Socioeconomic Status And Academic Achievement
According to a study by public school education news site, School News Network (SNN), socioeconomic status affects academic achievement; that is, poor students get just as poor test scores.
New data crunched by USATestprep showed that in tests ran on 8,000 students in 42 randomly selected schools, students living in communities with a higher percentage of owner-occupied homes scored higher compared to those who lived in communities with a higher rental percentage. Income, however, proved to be a non-factor, as those in the lowest income bracket fared better than the other income groups.
USATestprep admits this to be a survey result they did not quite expect, as prior surveys have consistently underscored the achievement gap between students of low-income and high-income families, not just in the United States but around the world. Researchers at MIT and Harvard University even conducted a study to explain this pervasive phenomenon and found that there’s a link between family income, brain anatomy, and academic achievement.
Which begs the question: Can this correlation between socioeconomic status and standardized test scores extend to the online learning sector?
Online Learning And Students’ Socioeconomic Status
Since its inception, online learning has been seen to address the age-long problem of accessibility for learners, including socioeconomically challenged students.
The popularity of massive open online courses (MOOCs) hedges on the assertion that openly providing courses to a massive audience levels the playing field for any student from any walk of life. It matters not that you’re an affluent child living in a first-world country, or a working student trying to eke out a living in a country ridden with unrest. As long as you have access to the internet, you have access to the same lessons and learning materials a well-off student typically has no trouble obtaining.
While open access supposedly equalizes students’ access to education, according to a study by MIT education researcher Justin Reich and Harvard Graduate School of Education’s John Hansen, even for online learning, the same socioeconomic hurdles exist.
They found that out of the students who registered in 68 free MOOCs offered by Harvard and MIT through online learning platform edX during the academic years 2012 to 2014, those with a college-educated parent are twice as likely to finish their courses compared to students without college-educated parents. Also, most of the younger students who enrolled in the MOOCs belonged to neighborhoods with 38% higher median income than average American neighborhoods.

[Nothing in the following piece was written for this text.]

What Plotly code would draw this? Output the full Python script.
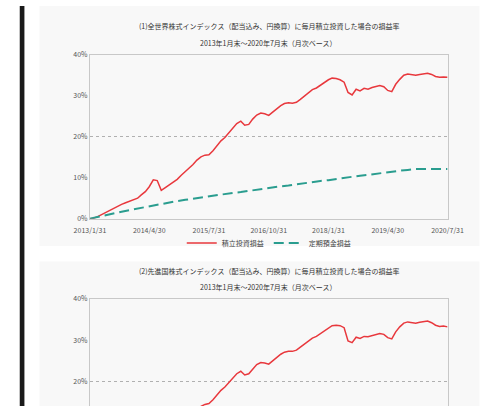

These results only reiterate something already painfully obvious: Socioeconomic status indeed has an effect on learning, positive or negative, be it in-person or even online.
According to Reich, “MOOCs and other forms of online learning don’t yet live up to their promise to democratize education”.
Success Stories
Despite these limiting factors, it’s the educators’ and education regulators’ jobs to ensure that students, rich or poor, continue to learn their lessons effectively.
For example, Carlin Springs Elementary School, a low-income, largely Hispanic school in Arlington County, showed increased passing rates after school teachers and administrators put students through rigorous test prepping.
In a 2015 Washington Post report, it was stated that for the second year in a row, the school’s students showed positive testing results, with their third-graders showing a 95% passing rate in math, even outperforming the 84% passing rate of third-grader peers from the “largely wealthy, high-achieving Arlington school district”.
In this case, the test prep model proved effective in helping students from socioeconomically challenged communities cope with learning challenges.
However, it cannot be relied on as the sole and final solution to learning hurdles for students of low-income communities. It’s also worth noting that testing is but one of several measures to determine a student’s mastery of a school’s curriculum.
Still, it is a start.
Meanwhile, in New York City, Aljazeera America reported on the existence of a so-called roving “digital van”, that is, a mobile computer lab that was commissioned by the New York City Housing Authority.
The van travels around the city to provide broadband internet access, and one beneficiary, a single mother of four living in the Bronx named Marsha Robinson, shared that the initiative helped her earn an associate’s degree in applied science.
Robinson admitted that it “wasn’t eas,,” and she couldn’t have done it without determination, discipline, and of course, the digital van, which had been instrumental to the completion of her papers, homework, and other research work.
So do these two success story examples hint that low-income communities can still produce high-performing learners?
An introduction of the book Turning High-Poverty Schools into High-Performing Schools by education and leadership development experts William Parrett and Kathleen Budge answers in the affirmative: “Of course it is! […] any school willing to refocus its efforts can become a high-performing school.”
Final Word
There will always be obstacles to online learning, or learning in general, for that matter. This is why high-performance eLearning teams knowledgeable in the various challenges that students face on a regular basis are highly indispensable.